For experimentation, I tried to normalize the ground-truth labels for the corresponding input images using transforms.Normalize()
function. When I try to train my network I get an error:
RuntimeError Traceback (most recent call last)
<ipython-input-12-416ca5ee56ac> in <module>()
10 model2 = model2.to(device)
11
---> 12 m1,loss_acc_dict = train_model(model=model2,criterion=criterion,optimizer=optimizer,num_epochs=175)
<ipython-input-10-1744505e89c5> in train_model(model, criterion, optimizer, scheduler, num_epochs)
38 print(train_y)
39 loss = criterion(outputs,train_y)
---> 40 epoch_loss += float(loss)
41
42 #calculating the accuracy:
RuntimeError: cuda runtime error (59) : device-side assert triggered at /opt/conda/conda-bld/pytorch_1535491974311/work/aten/src/THC/generic/THCStorage.cpp:36
Here is my code for train helper function:
#Create a function for training a model.
def train_model(model, criterion, optimizer, scheduler=None, num_epochs=10):
# since = time.time() #Start the timer
model.train() #Put in train mode.
total_acc = []
total_loss = []
total_iou = []
for epochs in range(num_epochs):
epoch_loss = 0.0
epoch_acc = 0
epoch_iou = 0
print('\n')
print("Epoch {}/{}".format(epochs,num_epochs-1))
print('-'*10)
iteration = 0
total_iteration = train_images_dataloader.__len__()
for batch, data in enumerate(train_images_dataloader):
#Keeping count of currect iteration
iteration += 1
#loading the data on the GPU:
train_x, train_y = data['image_x'].to(device), data['image_y'].to(device)
#zero the parameter gradients:
optimizer.zero_grad()
#forward pass:
outputs = model(train_x)
#compute loss:
train_y = train_y.squeeze().long()
print(train_y)
loss = criterion(outputs,train_y)
epoch_loss += loss
#calculating the accuracy:
_, predicted_indices = torch.max(outputs,1)
total = train_y.size(0)*train_y.size(1)*train_y.size(2)
correct = (predicted_indices == train_y).sum().item()
acc = (correct/total)
epoch_acc += float(acc)
m_iou = compute_iou(predicted_indices,train_y)
epoch_iou +=m_iou
print('Iteration = {}/{} Loss = {} Accuracy = {}, IOU = {}'.format(iteration,total_iteration,loss.item(),acc,m_iou),end="\r")
#back-propogate:
loss.backward()
#update the weights:
optimizer.step()
#Memory management:
del outputs,train_x,train_y
writer.add_scalar('Train/Loss',epoch_loss/total_iteration,global_step=epochs)

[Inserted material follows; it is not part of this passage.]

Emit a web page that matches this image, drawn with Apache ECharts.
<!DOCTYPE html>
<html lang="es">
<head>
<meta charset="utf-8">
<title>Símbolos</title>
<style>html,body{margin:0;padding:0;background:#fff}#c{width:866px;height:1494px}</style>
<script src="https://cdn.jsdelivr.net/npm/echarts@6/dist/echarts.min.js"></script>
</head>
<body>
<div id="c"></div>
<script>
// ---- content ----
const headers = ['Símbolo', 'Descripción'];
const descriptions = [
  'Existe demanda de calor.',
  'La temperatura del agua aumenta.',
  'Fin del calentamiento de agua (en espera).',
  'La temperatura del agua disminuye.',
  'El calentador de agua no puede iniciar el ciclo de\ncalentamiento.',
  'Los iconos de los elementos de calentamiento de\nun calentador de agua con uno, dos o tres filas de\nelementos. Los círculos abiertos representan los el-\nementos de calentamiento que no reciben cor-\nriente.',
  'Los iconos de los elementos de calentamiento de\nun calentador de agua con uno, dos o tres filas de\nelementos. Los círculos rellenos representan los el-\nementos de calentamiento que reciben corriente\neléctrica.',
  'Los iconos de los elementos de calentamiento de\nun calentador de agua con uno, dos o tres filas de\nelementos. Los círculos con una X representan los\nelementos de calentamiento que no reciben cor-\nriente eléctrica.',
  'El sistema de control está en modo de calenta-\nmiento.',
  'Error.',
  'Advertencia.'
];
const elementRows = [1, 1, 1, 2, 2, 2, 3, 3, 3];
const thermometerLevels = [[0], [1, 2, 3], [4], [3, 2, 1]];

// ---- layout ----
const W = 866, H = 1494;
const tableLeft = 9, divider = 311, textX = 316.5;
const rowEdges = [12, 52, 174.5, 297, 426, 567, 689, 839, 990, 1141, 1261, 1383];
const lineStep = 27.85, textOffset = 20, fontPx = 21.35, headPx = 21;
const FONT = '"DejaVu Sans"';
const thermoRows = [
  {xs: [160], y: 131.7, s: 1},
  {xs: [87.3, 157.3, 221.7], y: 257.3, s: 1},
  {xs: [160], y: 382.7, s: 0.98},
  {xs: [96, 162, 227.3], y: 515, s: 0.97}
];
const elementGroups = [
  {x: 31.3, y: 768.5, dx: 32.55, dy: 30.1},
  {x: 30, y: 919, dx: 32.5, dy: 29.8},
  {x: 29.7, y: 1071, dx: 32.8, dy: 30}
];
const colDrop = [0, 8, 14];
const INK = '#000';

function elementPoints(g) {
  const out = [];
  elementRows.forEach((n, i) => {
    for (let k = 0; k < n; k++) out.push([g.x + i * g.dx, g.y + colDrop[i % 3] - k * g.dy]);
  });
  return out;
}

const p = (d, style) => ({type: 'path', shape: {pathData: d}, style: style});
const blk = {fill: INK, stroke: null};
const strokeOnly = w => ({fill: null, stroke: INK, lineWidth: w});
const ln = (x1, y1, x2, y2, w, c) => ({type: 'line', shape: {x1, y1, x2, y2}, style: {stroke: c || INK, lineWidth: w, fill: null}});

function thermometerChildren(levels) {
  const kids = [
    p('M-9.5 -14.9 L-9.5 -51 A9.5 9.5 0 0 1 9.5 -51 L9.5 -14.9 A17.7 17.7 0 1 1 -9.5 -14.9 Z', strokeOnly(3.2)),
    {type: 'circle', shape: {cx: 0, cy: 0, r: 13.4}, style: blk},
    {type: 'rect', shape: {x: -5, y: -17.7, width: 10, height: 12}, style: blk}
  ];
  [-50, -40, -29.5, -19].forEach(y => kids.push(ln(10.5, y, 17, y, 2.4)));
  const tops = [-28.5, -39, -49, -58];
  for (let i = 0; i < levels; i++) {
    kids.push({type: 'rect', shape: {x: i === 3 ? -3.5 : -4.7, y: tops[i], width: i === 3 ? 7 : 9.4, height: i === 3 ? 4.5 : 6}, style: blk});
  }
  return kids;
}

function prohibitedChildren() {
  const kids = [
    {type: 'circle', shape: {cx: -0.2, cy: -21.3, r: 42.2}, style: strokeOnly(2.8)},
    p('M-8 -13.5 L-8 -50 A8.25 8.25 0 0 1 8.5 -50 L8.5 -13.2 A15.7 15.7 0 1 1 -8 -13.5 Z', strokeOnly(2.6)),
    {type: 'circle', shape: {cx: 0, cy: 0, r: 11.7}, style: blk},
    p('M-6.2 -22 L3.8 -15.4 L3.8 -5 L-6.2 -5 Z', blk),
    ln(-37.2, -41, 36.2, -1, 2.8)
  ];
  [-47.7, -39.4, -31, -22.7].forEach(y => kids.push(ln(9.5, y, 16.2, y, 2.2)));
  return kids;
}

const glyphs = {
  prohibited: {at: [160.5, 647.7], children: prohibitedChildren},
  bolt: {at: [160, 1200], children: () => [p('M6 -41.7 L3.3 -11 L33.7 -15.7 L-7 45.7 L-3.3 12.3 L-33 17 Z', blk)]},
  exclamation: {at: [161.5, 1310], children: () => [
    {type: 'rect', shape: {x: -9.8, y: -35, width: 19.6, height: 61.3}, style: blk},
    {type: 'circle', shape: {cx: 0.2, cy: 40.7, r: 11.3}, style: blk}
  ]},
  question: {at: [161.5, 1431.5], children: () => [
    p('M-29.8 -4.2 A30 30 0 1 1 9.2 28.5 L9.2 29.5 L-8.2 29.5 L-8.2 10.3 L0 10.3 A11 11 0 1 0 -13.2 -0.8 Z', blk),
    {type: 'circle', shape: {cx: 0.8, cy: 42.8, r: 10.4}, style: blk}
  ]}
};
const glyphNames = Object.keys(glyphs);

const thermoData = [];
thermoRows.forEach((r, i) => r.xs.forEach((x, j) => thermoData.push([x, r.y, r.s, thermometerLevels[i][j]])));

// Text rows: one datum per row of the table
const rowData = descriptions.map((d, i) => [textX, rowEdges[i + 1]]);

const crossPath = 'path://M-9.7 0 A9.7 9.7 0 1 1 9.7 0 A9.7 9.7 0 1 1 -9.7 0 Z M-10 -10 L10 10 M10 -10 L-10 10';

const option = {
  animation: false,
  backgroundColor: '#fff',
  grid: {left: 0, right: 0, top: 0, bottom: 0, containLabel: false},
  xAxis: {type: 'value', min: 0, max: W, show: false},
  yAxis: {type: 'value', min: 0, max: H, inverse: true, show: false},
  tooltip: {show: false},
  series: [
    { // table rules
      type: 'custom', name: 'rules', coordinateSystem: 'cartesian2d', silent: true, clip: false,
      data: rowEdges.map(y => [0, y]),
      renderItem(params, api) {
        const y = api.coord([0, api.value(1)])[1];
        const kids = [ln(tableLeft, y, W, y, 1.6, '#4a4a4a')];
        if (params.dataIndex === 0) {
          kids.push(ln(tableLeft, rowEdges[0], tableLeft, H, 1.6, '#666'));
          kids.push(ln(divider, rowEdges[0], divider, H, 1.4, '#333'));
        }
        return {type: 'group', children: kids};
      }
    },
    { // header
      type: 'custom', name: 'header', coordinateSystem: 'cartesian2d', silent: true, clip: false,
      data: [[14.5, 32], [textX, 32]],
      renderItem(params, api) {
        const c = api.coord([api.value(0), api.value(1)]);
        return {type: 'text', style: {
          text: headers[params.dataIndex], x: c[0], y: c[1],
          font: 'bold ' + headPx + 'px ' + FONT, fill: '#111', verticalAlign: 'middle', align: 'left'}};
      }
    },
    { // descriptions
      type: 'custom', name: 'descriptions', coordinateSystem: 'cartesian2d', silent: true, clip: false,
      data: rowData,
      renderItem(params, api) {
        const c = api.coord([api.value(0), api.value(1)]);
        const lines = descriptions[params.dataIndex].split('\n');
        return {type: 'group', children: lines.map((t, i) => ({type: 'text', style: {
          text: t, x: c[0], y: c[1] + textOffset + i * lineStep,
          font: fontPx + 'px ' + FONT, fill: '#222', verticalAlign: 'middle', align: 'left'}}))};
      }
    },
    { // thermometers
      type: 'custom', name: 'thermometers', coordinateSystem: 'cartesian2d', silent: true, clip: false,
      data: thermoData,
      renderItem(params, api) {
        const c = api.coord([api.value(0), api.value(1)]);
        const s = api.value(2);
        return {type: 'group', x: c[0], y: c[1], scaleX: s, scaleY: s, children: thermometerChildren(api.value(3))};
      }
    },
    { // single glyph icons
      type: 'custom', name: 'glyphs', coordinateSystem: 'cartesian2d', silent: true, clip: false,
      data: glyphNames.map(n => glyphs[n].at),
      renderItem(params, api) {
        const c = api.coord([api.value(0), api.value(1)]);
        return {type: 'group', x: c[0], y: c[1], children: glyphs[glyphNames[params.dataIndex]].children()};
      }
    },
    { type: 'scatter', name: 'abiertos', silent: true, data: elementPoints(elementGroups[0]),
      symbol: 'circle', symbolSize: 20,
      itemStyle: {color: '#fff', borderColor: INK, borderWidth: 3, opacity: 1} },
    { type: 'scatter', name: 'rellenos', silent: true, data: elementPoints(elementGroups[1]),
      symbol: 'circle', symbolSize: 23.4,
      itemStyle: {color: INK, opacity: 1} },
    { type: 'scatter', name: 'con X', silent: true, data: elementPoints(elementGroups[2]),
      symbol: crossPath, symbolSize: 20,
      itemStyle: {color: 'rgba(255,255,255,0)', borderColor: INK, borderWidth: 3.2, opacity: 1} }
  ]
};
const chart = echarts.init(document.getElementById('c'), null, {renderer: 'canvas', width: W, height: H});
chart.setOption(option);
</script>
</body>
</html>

writer.add_scalar('Train/Accuracy',(epoch_acc/total_iteration)*100,global_step=epochs)
writer.add_scalar('Train/Mean IOU',(epoch_iou/total_iteration),global_step=epochs)

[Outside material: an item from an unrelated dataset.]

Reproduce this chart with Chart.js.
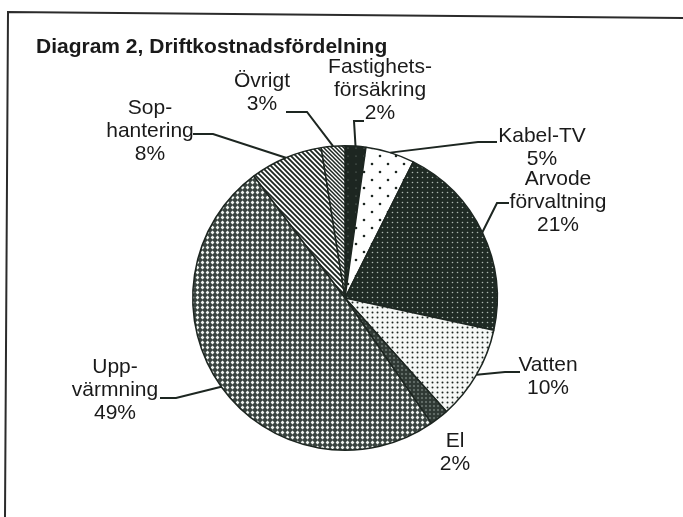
<!DOCTYPE html>
<html>
<head>
<meta charset="utf-8">
<script src="https://cdn.jsdelivr.net/npm/chart.js@4.4.0/dist/chart.umd.min.js"></script>
<style>
    html, body { margin: 0; padding: 0; background: #ffffff; }
    #driftChart { display: block; }
</style>
</head>
<body>
<canvas id="driftChart" width="683" height="517"></canvas>
<script>
// data
var categories = ['Fastighetsförsäkring', 'Kabel-TV', 'Arvode förvaltning', 'Vatten', 'El', 'Uppvärmning', 'Sophantering', 'Övrigt'];
var shares = [2.2, 5.2, 21.0, 10.0, 2.0, 49.4, 7.7, 2.5];
var percentLabels = ['2%', '5%', '21%', '10%', '2%', '49%', '8%', '3%'];
var labelLines = [
    ['Fastighets-', 'försäkring'],
    ['Kabel-TV'],
    ['Arvode', 'förvaltning'],
    ['Vatten'],
    ['El'],
    ['Upp-', 'värmning'],
    ['Sop-', 'hantering'],
    ['Övrigt'],
];
var chartTitle = 'Diagram 2, Driftkostnadsfördelning';

// where each label sits: text centre x, first line y, leader elbow and text-side end
var labelLayout = [
    { tx: 380, ty: 67, ex: 354, ey: 121, hx: 364 },
    { tx: 542, ty: 136, ex: 478, ey: 142, hx: 497 },
    { tx: 558, ty: 179, ex: 497, ey: 203, hx: 509 },
    { tx: 548, ty: 365, ex: 505, ey: 372, hx: 520 },
    { tx: 455, ty: 441, ex: null },
    { tx: 115, ty: 367, ex: 176, ey: 398, hx: 160 },
    { tx: 150, ty: 108, ex: 213, ey: 134, hx: 193 },
    { tx: 262, ty: 81, ex: 307, ey: 112, hx: 286 },
];

var ink = '#1d2621';

function makeTile(size, draw) {
    var c = document.createElement('canvas');
    c.width = size;
    c.height = size;
    var t = c.getContext('2d');
    draw(t, size);
    return document.createElement('canvas').getContext('2d').createPattern(c, 'repeat');
}

function dotTile(size, bg, fg, r, pts) {
    return makeTile(size, function (t, s) {
        t.fillStyle = bg;
        t.fillRect(0, 0, s, s);
        t.fillStyle = fg;
        pts.forEach(function (p) {
            t.beginPath();
            t.arc(p[0], p[1], r, 0, Math.PI * 2);
            t.fill();
        });
    });
}

function stripeTile(size, width) {
    return makeTile(size, function (t, s) {
        t.fillStyle = '#ffffff';
        t.fillRect(0, 0, s, s);
        t.strokeStyle = ink;
        t.lineWidth = width;
        t.beginPath();
        for (var k = -s; k <= s; k += s) {
            t.moveTo(k - 1, -1);
            t.lineTo(k + s + 1, s + 1);
        }
        t.stroke();
    });
}

function diamondTile(size, bg, fg, r) {
    return makeTile(size, function (t, s) {
        t.fillStyle = bg;
        t.fillRect(0, 0, s, s);
        t.fillStyle = fg;
        var c = s / 2;
        t.beginPath();
        t.moveTo(c, c - r);
        t.lineTo(c + r, c);
        t.lineTo(c, c + r);
        t.lineTo(c - r, c);
        t.closePath();
        t.fill();
    });
}

var fills = [
    dotTile(8, ink, '#7f8d85', 0.6, [[4, 4]]),
    dotTile(16, '#ffffff', ink, 1.3, [[4, 4], [12, 12]]),
    dotTile(5, '#1f2a24', '#aab6ae', 0.8, [[2.5, 2.5]]),
    dotTile(5, '#f5f7f5', ink, 1.0, [[2.5, 2.5]]),
    diamondTile(4, '#2f3934', '#76817b', 1.2),
    diamondTile(5, '#3a4440', '#eef2ee', 1.9),
    stripeTile(5, 1.8),
    stripeTile(4, 1.5),
];

// frame, title, labels and leader lines
var decorPlugin = {
    id: 'decor',
    beforeDraw: function (chart) {
        var ctx = chart.ctx;
        ctx.save();
        ctx.fillStyle = '#ffffff';
        ctx.fillRect(0, 0, chart.width, chart.height);
        ctx.strokeStyle = '#2b2b2b';
        ctx.lineWidth = 2;
        ctx.beginPath();
        ctx.moveTo(5, 517);
        ctx.lineTo(8, 12);
        ctx.lineTo(683, 18);
        ctx.stroke();
        ctx.fillStyle = '#1a1a1a';
        ctx.font = 'bold 21px "Liberation Sans", Arial, sans-serif';
        ctx.textAlign = 'left';
        ctx.textBaseline = 'alphabetic';
        ctx.fillText(chartTitle, 36, 53);
        ctx.restore();
    },
    afterDatasetsDraw: function (chart) {
        var ctx = chart.ctx;
        var arcs = chart.getDatasetMeta(0).data;
        ctx.save();
        ctx.font = '21px "Liberation Sans", Arial, sans-serif';
        ctx.fillStyle = '#1a1a1a';
        ctx.textAlign = 'center';
        ctx.textBaseline = 'middle';
        ctx.strokeStyle = ink;
        ctx.lineWidth = 2;
        labelLayout.forEach(function (pos, i) {
            var lines = labelLines[i].concat([percentLabels[i]]);
            lines.forEach(function (txt, j) {
                ctx.fillText(txt, pos.tx, pos.ty + j * 23);
            });
            if (pos.ex === null) {
                return;
            }
            var a = arcs[i].getProps(['x', 'y', 'startAngle', 'endAngle', 'outerRadius'], true);
            var mid = (a.startAngle + a.endAngle) / 2;
            ctx.beginPath();
            ctx.moveTo(pos.hx, pos.ey);
            ctx.lineTo(pos.ex, pos.ey);
            ctx.lineTo(a.x + Math.cos(mid) * a.outerRadius, a.y + Math.sin(mid) * a.outerRadius);
            ctx.stroke();
        });
        ctx.restore();
    },
};

var ctxDrift = document.getElementById('driftChart').getContext('2d');
var driftChart = new Chart(ctxDrift, {
    type: 'pie',
    data: {
        labels: categories,
        datasets: [
            {
                data: shares,
                backgroundColor: fills,
                borderColor: ink,
                borderWidth: 1.5,
            },
        ],
    },
    options: {
        responsive: false,
        animation: false,
        layout: {
            padding: { left: 192, right: 185, top: 145, bottom: 66 },
        },
        plugins: {
            legend: { display: false },
            tooltip: { enabled: false },
            title: { display: false },
        },
    },
    plugins: [decorPlugin],
});
</script>
</body>
</html>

total_acc.append(epoch_acc/total_iteration)
total_loss.append(epoch_loss/total_iteration)
total_iou.append(epoch_iou/total_iteration)
print('\n')
print('Total accuracy = ',sum(total_acc)/num_epochs)

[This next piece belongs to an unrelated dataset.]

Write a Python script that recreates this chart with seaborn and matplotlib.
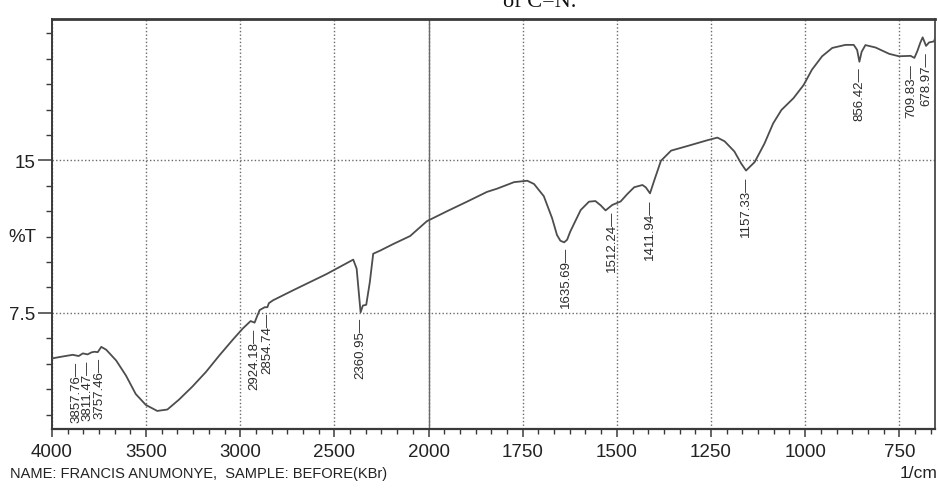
import numpy as np
import pandas as pd
import matplotlib
matplotlib.use("Agg")
import matplotlib.pyplot as plt
import matplotlib.transforms as mtransforms
from matplotlib.ticker import FixedLocator, NullFormatter
import seaborn as sns

# ---------------- data ----------------
wavenumber = [4000, 3960, 3890, 3858, 3836, 3811, 3790, 3774, 3757, 3738, 3712,
              3659, 3607, 3555, 3502, 3441, 3387, 3325, 3254, 3182, 3111, 3040,
              2986, 2945, 2924, 2910, 2897, 2870, 2856, 2848, 2826, 2720, 2542,
              2400, 2382, 2361, 2349, 2331, 2312, 2294, 2258, 2187, 2098, 2009,
              1951, 1898, 1845, 1818, 1773, 1738, 1720, 1694, 1672, 1659, 1650,
              1640, 1632, 1624, 1596, 1574, 1557, 1543, 1530, 1512, 1490, 1472,
              1454, 1432, 1423, 1412, 1401, 1383, 1356, 1312, 1258, 1233, 1214,
              1188, 1170, 1157, 1134, 1108, 1085, 1063, 1031, 1004, 982, 955,
              928, 893, 871, 862, 856, 850, 840, 813, 777, 751, 720, 710, 702,
              694, 688, 679, 671, 658, 655]
transmittance = [5.26, 5.33, 5.44, 5.38, 5.51, 5.46, 5.56, 5.59, 5.57, 5.83, 5.69,
                 5.16, 4.42, 3.51, 2.98, 2.68, 2.75, 3.24, 3.88, 4.60, 5.41, 6.18,
                 6.74, 7.10, 7.02, 7.35, 7.64, 7.78, 7.78, 7.98, 8.12, 8.61, 9.41,
                 10.12, 9.68, 7.53, 7.86, 7.90, 9.01, 10.41, 10.56, 10.89, 11.28, 12.01,
                 12.50, 12.97, 13.45, 13.61, 13.93, 14.00, 13.84, 13.24, 12.16, 11.33, 11.05,
                 10.97, 11.10, 11.49, 12.56, 12.97, 13.00, 12.79, 12.54, 12.81, 12.98, 13.35,
                 13.68, 13.79, 13.67, 13.38, 14.00, 14.98, 15.48, 15.71, 16.00, 16.12, 15.94,
                 15.44, 14.85, 14.50, 14.92, 15.83, 16.82, 17.48, 18.06, 18.71, 19.46, 20.12,
                 20.53, 20.68, 20.68, 20.43, 19.85, 20.34, 20.67, 20.55, 20.24, 20.12, 20.14, 20.04, 20.38,
                 20.80, 21.05, 20.63, 20.80, 20.85, 21.00]
peak_labels = ["3857.76", "3811.47", "3757.46", "2924.18", "2854.74", "2360.95",
               "1635.69", "1512.24", "1411.94", "1157.33", "856.42", "709.83", "678.97"]
x_major = [4000, 3500, 3000, 2500, 2000, 1750, 1500, 1250, 1000, 750]
x_major_labels = ["4000", "3500", "3000", "2500", "2000", "1750", "1500", "1250", "1000", "750"]
y_major = [7.5, 15]
y_major_labels = ["7.5", "15"]

# ---------------- style ----------------
sns.set_theme(style="white")
plt.rcParams['font.family'] = ['Liberation Sans', 'DejaVu Sans']
ink = '#3a3a3a'

fig = plt.figure(figsize=(9.38, 4.89), dpi=100)
ax = fig.add_axes([0.0554, 0.121, 0.9415, 0.838])

df = pd.DataFrame({'wavenumber': wavenumber, 'T': transmittance})
sns.lineplot(data=df, x='wavenumber', y='T', sort=False, estimator=None,
             color='#4d4d4d', linewidth=1.3, ax=ax, zorder=3)

# two-range IR abscissa: 4000-2000 compressed 2x relative to 2000-650
def fwd(w):
    w = np.asarray(w, dtype=float)
    return np.where(w >= 2000, w, 2 * w - 2000)

def inv(u):
    u = np.asarray(u, dtype=float)
    return np.where(u >= 2000, u, (u + 2000) / 2)

ax.set_xscale('function', functions=(fwd, inv))
ax.set_xlim(4000, 655)
ax.set_ylim(1.8, 21.95)
ax.set_xlabel('')
ax.set_ylabel('')

ax.xaxis.set_major_locator(FixedLocator(x_major))
ax.set_xticklabels(x_major_labels)
minor_x = list(np.linspace(4000, 2000, 25)) + list(np.linspace(2000, 500, 37))
ax.xaxis.set_minor_locator(FixedLocator(minor_x))
ax.xaxis.set_minor_formatter(NullFormatter())

ax.yaxis.set_major_locator(FixedLocator(y_major))
ax.set_yticklabels(y_major_labels)
ax.yaxis.set_minor_locator(FixedLocator(list(np.arange(2.5, 21.5, 1.25))))
ax.yaxis.set_minor_formatter(NullFormatter())

ax.tick_params(axis='x', which='major', bottom=True, direction='out', length=6,
               width=1.1, color=ink, pad=4, labelsize=13.5, labelcolor='#222222')
ax.tick_params(axis='x', which='minor', bottom=True, direction='out', length=3.5,
               width=1.0, color=ink)
ax.tick_params(axis='y', which='major', left=True, direction='out', length=10,
               width=1.1, color=ink, pad=2, labelsize=13.5, labelcolor='#222222')
ax.tick_params(axis='y', which='minor', left=True, direction='out', length=4,
               width=1.0, color=ink)

ax.grid(True, which='major', axis='both', linestyle=(0, (1, 1.6)), color='#6a6a6a',
        linewidth=1.0)
ax.axvline(2000, color='#6a6a6a', linewidth=1.0, zorder=2)

for side, lw in (('top', 2.0), ('left', 1.4), ('bottom', 1.6), ('right', 1.2)):
    ax.spines[side].set_color(ink)
    ax.spines[side].set_linewidth(lw)

# peak labels hanging below each band (small sideways nudges for crowded labels)
nudge_pt = {"3857.76": -2.0, "3757.46": 1.5, "709.83": -2.5, "678.97": 0.5}
wn_asc = np.array(wavenumber[::-1], dtype=float)
t_asc = np.array(transmittance[::-1], dtype=float)
for lab in peak_labels:
    p = float(lab)
    yv = np.interp(p, wn_asc, t_asc) - 0.25
    ax.annotate(lab + '\u2014', xy=(p, yv), xytext=(nudge_pt.get(lab, 0.0), 0),
                textcoords='offset points', rotation=90, ha='center', va='top',
                fontsize=9.5, color='#2a2a2a', zorder=4)

trans = mtransforms.blended_transform_factory(fig.transFigure, ax.transData)
ax.text(8 / 938, 11.25, '%T', transform=trans, ha='left', va='center',
        fontsize=13.5, color='#222222')

fig.text(10 / 938, 1 - 474 / 489, 'NAME: FRANCIS ANUMONYE,  SAMPLE: BEFORE(KBr)',
         ha='left', va='center', fontsize=10.5, color='#222222')
fig.text(937 / 938, 1 - 474 / 489, '1/cm', ha='right', va='center',
         fontsize=12.5, color='#222222')
fig.text(540 / 938, 1 - 7 / 489, 'of C=N.', ha='center', va='baseline',
         fontsize=16, family=['Liberation Serif', 'DejaVu Serif'], color='#111111')

fig.savefig('out.png', dpi=100)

print('Total Loss = ',sum(total_loss)/num_epochs)
print('Total mean IOU = ',sum(total_iou)/num_epochs)
return model,{'Accuracy':total_acc,'Loss':total_loss,'mIOU':total_iou} #divide by num_opochs and then sotre in dict.
Custom dataset loader:
#Creating custom dataloader fro PASCAL VOC 2012
'''
__init__ : class variables such as, images_path, transform etc.
__len__ : would return len of the entire dataset
__getitem__ : returns ith image from the dataset
'''
class PascalVocDataset(Dataset):
def __init__(self,anno_path,ip_images_path,seg_images_path,transform=None):
'''
anno_path = path to train.txt file for image identifers
ip_images_path = path to input image folders
seg_images_path = path to segmentation maps class folder
'''
self.anno_path = anno_path
self.ip_images_path = ip_images_path
self.seg_images_path = seg_images_path
self.transform = transform
def getImagesNames(self,path):
#Returns image identifiers from file_name
#path = .txt location
images_names = []
with open(path) as fp:
images_names = list(map((lambda x: x[:-1]),fp.readlines()))
fp.close()
return images_names
def __len__(self):
return len(self.getImagesNames(self.anno_path))
def __getitem__(self, idx):
file_names = self.getImagesNames(self.anno_path)
file_path_x = self.ip_images_path+file_names[idx]+'.jpg'
file_path_y = self.seg_images_path+file_names[idx]+'.png'
#X images:
im = Image.open(file_path_x)
image_x = im.convert('RGB')
#Y images:
img = Image.open(file_path_y)
# img = img.resize((224,224),Image.ANTIALIAS)
# image_y = torch.tensor(np.array(img),dtype=torch.long)
sample = {'image_x':image_x,'image_y':img}
if self.transform:
sample['image_x'] = self.transform(sample['image_x'])
sample['image_y'] = self.transform(sample['image_y'])
return sample